Sandra Bullock plays Margaret Tate, a bitchy Canadian book editor, who terrorizes her serf/employees and walks all over her assistant, Andrew Paxton (Ryan Reynolds).  All this comes to a screeching halt, however, when she’s informed that her visa application has been denied and she’ll be deported to Canada and lose her job unless she comes up with a way to stay in-country.

At that moment, Andrew walks into the office, and Margaret comes up with a plan.  It should be pretty obvious what her plan is.  Margaret and Andrew negotiate terms, and a bargain is struck.

The fly in the ointment is the friendly neighborhood INS agent, who smells fraud and vows to prove the two are in cahoots in order to keep her in the U.S.  In order to get him off their back temporarily, Margaret commits them to flying up to Alaska for his grandma’s 90th birthday party.  Grandma is played by the scene-stealing Betty White, and is as funny as ever in this role.

While in Alaska, they meet the rest of Andrew’s family, declare their engagement, and slowly fall for each other for real as they fake it for the family’s benefit.

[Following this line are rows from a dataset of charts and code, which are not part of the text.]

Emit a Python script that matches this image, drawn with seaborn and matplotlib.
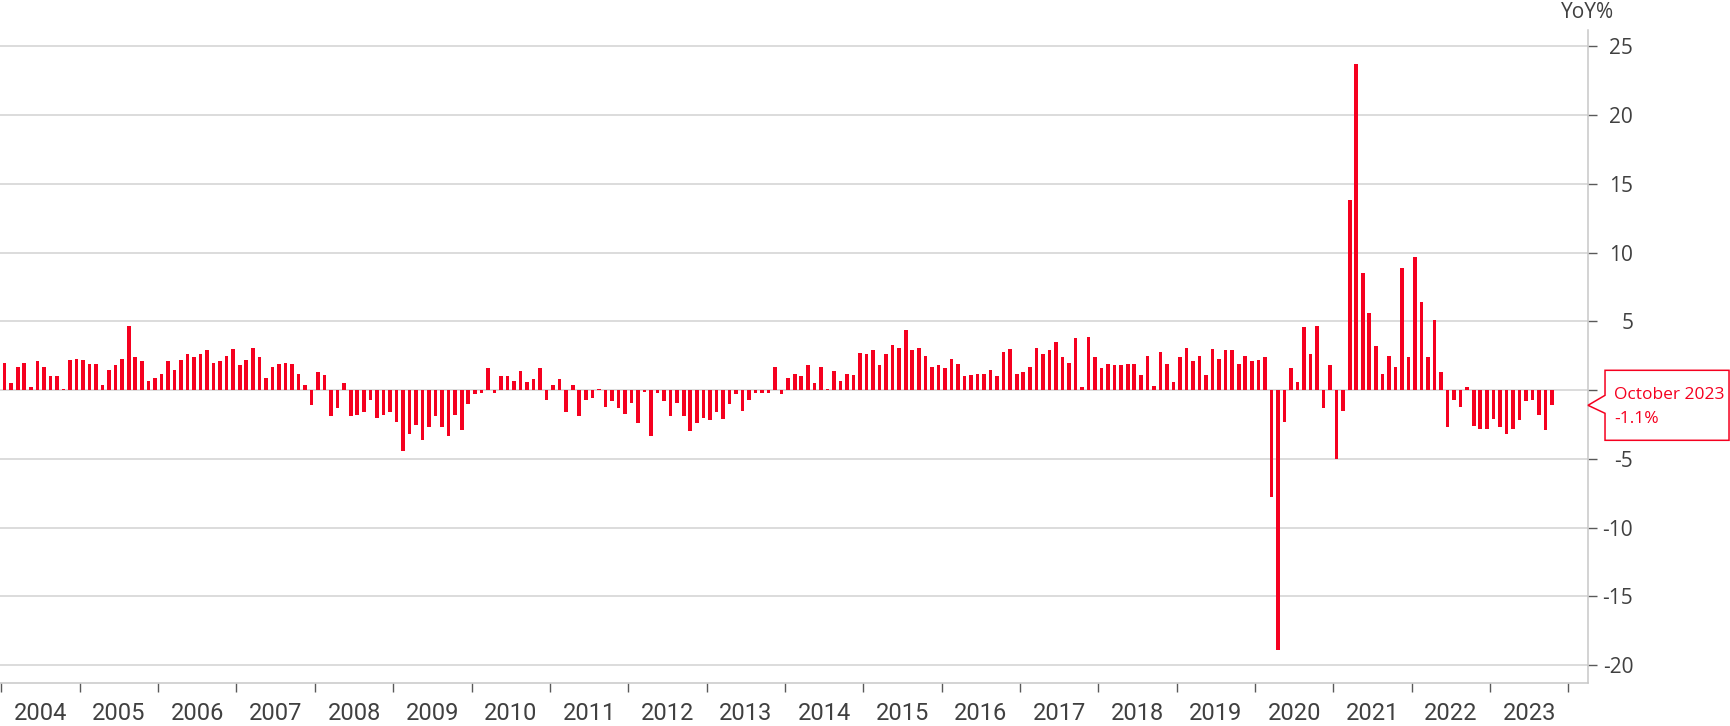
import numpy as np
import pandas as pd
import seaborn as sns
import matplotlib.pyplot as plt
from matplotlib import font_manager
from matplotlib.patches import Polygon
from matplotlib.transforms import blended_transform_factory, IdentityTransform

# ---------------------------------------------------------------
# Data: monthly YoY %, Jan 2004 - Oct 2023
# ---------------------------------------------------------------
years = list(range(2004, 2024))

yoy_2004 = [2.0, 0.5, 1.7, 2.0, 0.2, 2.1, 1.7, 1.0, 1.0, 0.1, 2.2, 2.3]
yoy_2005 = [2.2, 1.9, 1.9, 0.4, 1.5, 1.8, 2.3, 4.7, 2.4, 2.1, 0.7, 0.9]
yoy_2006 = [1.2, 2.1, 1.5, 2.2, 2.6, 2.4, 2.6, 2.9, 2.0, 2.1, 2.5, 3.0]
yoy_2007 = [1.8, 2.2, 3.1, 2.4, 0.9, 1.7, 1.9, 2.0, 1.9, 1.2, 0.4, -1.1]
yoy_2008 = [1.3, 1.1, -1.9, -1.3, 0.5, -1.9, -1.8, -1.6, -0.7, -2.0, -1.8, -1.6]
yoy_2009 = [-2.3, -4.4, -3.2, -2.5, -3.6, -2.7, -1.9, -2.7, -3.3, -1.8, -2.9, -1.0]
yoy_2010 = [-0.3, -0.2, 1.6, -0.2, 1.0, 1.0, 0.7, 1.4, 0.6, 0.8, 1.6, -0.7]
yoy_2011 = [0.4, 0.8, -1.6, 0.4, -1.9, -0.7, -0.6, 0.1, -1.2, -0.8, -1.3, -1.7]
yoy_2012 = [-0.9, -2.4, -0.1, -3.3, -0.2, -0.8, -1.9, -0.9, -1.9, -3.0, -2.4, -2.0]
yoy_2013 = [-2.2, -1.6, -2.1, -1.0, -0.3, -1.5, -0.7, -0.2, -0.2, -0.2, 1.7, -0.3]
yoy_2014 = [0.9, 1.2, 1.0, 1.8, 0.5, 1.7, 0.1, 1.4, 0.7, 1.2, 1.1, 2.7]
yoy_2015 = [2.6, 2.9, 1.8, 2.6, 3.3, 3.1, 4.4, 2.9, 3.1, 2.5, 1.7, 1.8]
yoy_2016 = [1.6, 2.3, 1.9, 1.0, 1.1, 1.2, 1.2, 1.5, 1.0, 2.8, 3.0, 1.2]
yoy_2017 = [1.3, 1.7, 3.1, 2.6, 2.9, 3.5, 2.4, 2.0, 3.8, 0.2, 3.9, 2.4]
yoy_2018 = [1.6, 1.9, 1.8, 1.8, 1.9, 1.9, 1.1, 2.5, 0.3, 2.8, 1.9, 0.6]
yoy_2019 = [2.4, 3.1, 2.1, 2.5, 1.1, 3.0, 2.3, 2.9, 2.9, 1.9, 2.5, 2.1]
yoy_2020 = [2.2, 2.4, -7.8, -18.9, -2.3, 1.6, 0.6, 4.6, 2.6, 4.7, -1.3, 1.8]
yoy_2021 = [-5.0, -1.5, 13.8, 23.7, 8.5, 5.6, 3.2, 1.2, 2.5, 1.7, 8.9, 2.4]
yoy_2022 = [9.7, 6.4, 2.4, 5.1, 1.3, -2.7, -0.7, -1.2, 0.2, -2.6, -2.8, -2.8]
yoy_2023 = [-2.1, -2.7, -3.2, -2.8, -2.2, -0.8, -0.7, -1.8, -2.9, -1.1]

yoy = (yoy_2004 + yoy_2005 + yoy_2006 + yoy_2007 + yoy_2008 + yoy_2009
       + yoy_2010 + yoy_2011 + yoy_2012 + yoy_2013 + yoy_2014 + yoy_2015
       + yoy_2016 + yoy_2017 + yoy_2018 + yoy_2019 + yoy_2020 + yoy_2021
       + yoy_2022 + yoy_2023)

months = pd.date_range('2004-01-01', periods=len(yoy), freq='MS')
df = pd.DataFrame({'pos': np.arange(len(yoy)), 'yoy': yoy})

RED = '#F5001F'
GRID = '#D2D2D2'
TXT = '#404040'

# narrow face for the year labels if there is one
installed = {f.name for f in font_manager.fontManager.ttflist}
narrow = 'Liberation Sans Narrow' if 'Liberation Sans Narrow' in installed else 'Roboto'

# ---------------------------------------------------------------
# Plot
# ---------------------------------------------------------------
sns.set_theme(style='white')
plt.rcParams['font.family'] = ['Open Sans', 'DejaVu Sans']
plt.rcParams['axes.unicode_minus'] = False

fig = plt.figure(figsize=(17.31, 7.26), dpi=100)
ax = fig.add_axes([0.0, 0.0592, 0.9174, 0.8995])

sns.barplot(data=df, x='pos', y='yoy', native_scale=True, color=RED,
            saturation=1, width=0.55, errorbar=None, linewidth=0, ax=ax)

ax.set_xlim(-0.72, 242.5)
ax.set_ylim(-21.3, 26.2)
ax.set_xlabel('')
ax.set_ylabel('')

# y axis on the right (the 0 label sits under the callout)
yt = list(range(-20, 26, 5))
ax.set_yticks(yt)
ax.set_yticklabels(['' if v == 0 else str(v) for v in yt])
ax.yaxis.tick_right()
ax.grid(axis='y', color=GRID, lw=1.1)
ax.grid(axis='x', visible=False)
ax.set_axisbelow(True)
ax.tick_params(axis='y', which='major', right=True, left=False, direction='out',
               length=6.5, width=1, color='#595959', labelcolor=TXT,
               labelsize=15, pad=26)
for lab in ax.get_yticklabels():
    lab.set_ha('right')

# x axis: ticks at year boundaries, labels mid-year
ax.set_xticks([12 * k - 0.5 for k in range(len(years) + 1)])
ax.set_xticklabels([])
ax.set_xticks([12 * k + 5.5 for k in range(len(years))], minor=True)
ax.set_xticklabels([str(y) for y in years], minor=True)
ax.tick_params(axis='x', which='major', bottom=True, direction='out',
               length=6.5, width=1, color='#595959')
ax.tick_params(axis='x', which='minor', bottom=True, length=0,
               labelsize=17, labelcolor=TXT, pad=14)
for lab in ax.get_xticklabels(minor=True):
    lab.set_fontfamily(narrow)

for s in ['top', 'left']:
    ax.spines[s].set_visible(False)
for s in ['right', 'bottom']:
    ax.spines[s].set_color('#C8C8C8')
    ax.spines[s].set_linewidth(1.1)

fig.text(1588 / 1731, 1 - 13 / 726, 'YoY%', ha='center', va='center',
         fontsize=15, color=TXT)

# callout for the latest value
last = yoy[-1]
base = blended_transform_factory(ax.transAxes, ax.transData)
tx, ty = base.transform((1, last))
offs = [(0, 0), (17, 10), (17, 35), (141, 35), (141, -35), (17, -35), (17, -8)]
poly = Polygon([(tx + dx, ty + dy) for dx, dy in offs], closed=True,
               facecolor='white', edgecolor=RED, lw=1.1,
               transform=IdentityTransform(), clip_on=False, zorder=5)
ax.add_patch(poly)
ax.annotate(f"{months[-1]:%B %Y}\n{last:.1f}%", xy=(1, last), xycoords=base,
            xytext=(26 * 0.72, -1.5 * 0.72), textcoords='offset points',
            ha='left', va='center', color=RED, fontsize=12.5, linespacing=1.65,
            annotation_clip=False, zorder=6)

fig.savefig('out.png', dpi=100)
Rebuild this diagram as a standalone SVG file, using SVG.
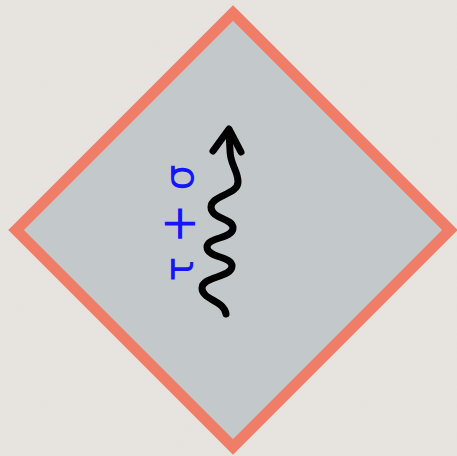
<svg xmlns="http://www.w3.org/2000/svg" width="457" height="456" viewBox="0 0 457 456">
  <style>
    .bg { fill: #E8E5E0; }
    .diamond { fill: #C3C9CA; stroke: #EF7D67; stroke-width: 11; stroke-linejoin: miter; }
    .wave { fill: none; stroke: #000; stroke-width: 7; stroke-linecap: round; stroke-linejoin: round; }
    .label { font-family: "DejaVu Sans", "Liberation Sans", sans-serif; font-size: 41px; fill: #1414FF; }
    .plus { font-size: 48px; }
  </style>
  <defs>
    <filter id="grain" x="0" y="0" width="100%" height="100%">
      <feTurbulence type="fractalNoise" baseFrequency="0.8" numOctaves="2" seed="3" result="n"/>
      <feColorMatrix type="matrix" values="0 0 0 0 0.5  0 0 0 0 0.5  0 0 0 0 0.5  0 0 0 0.06 0"/>
    </filter>
  </defs>
  <rect class="bg" x="0" y="0" width="457" height="456"/>
  <rect x="0" y="0" width="457" height="456" filter="url(#grain)"/>
  <g id="node-diamond">
    <polygon class="diamond" points="233,13 450,230 233,447 16,230"/>
  </g>
  <g id="connectors">
    <path class="wave" d="M 226,314 C 224,300 202,300 202,288 C 202,276 232,278 232,266 C 232,256 207,258 207,247 C 207,237 233,239 233,228 C 233,218 211,219 211,207 C 211,195 238,195 238,182 C 238,170 230,165 230,150 L 229,132"/>
    <polyline class="wave" points="213,151 229,129 241,152"/>
  </g>
  <g id="label">
    <text class="label" transform="translate(193,223) rotate(-90)" x="0" y="0" text-anchor="middle">τ <tspan class="plus" dy="2">+</tspan><tspan dy="-2"> σ</tspan></text>
  </g>
</svg>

I would apologize for blowing the plot, but it’s a summer romantic comedy.  They’re as predictable as sunrise, and this one is no exception.  The chemistry is good, the writing is pretty sharp and funny, the supporting cast is good, there’s an interesting twist in that the normal gender roles are somewhat reversed here, and ultimately that’s enough to make it a very enjoyable movie.

On the negative side, much of the time the movie seemed choppy and over-edited, and I got the sensation that some fairly important scenes got left on the cutting-room floor.  The excellent Mary Steenburgen and Craig T. Nelson were underused, and I thought quite a few opportunities for exploring Margaret and Andrew’s relationship in more depth were missed.

But overall this is still a good movie, well worth seeing if you get a chance.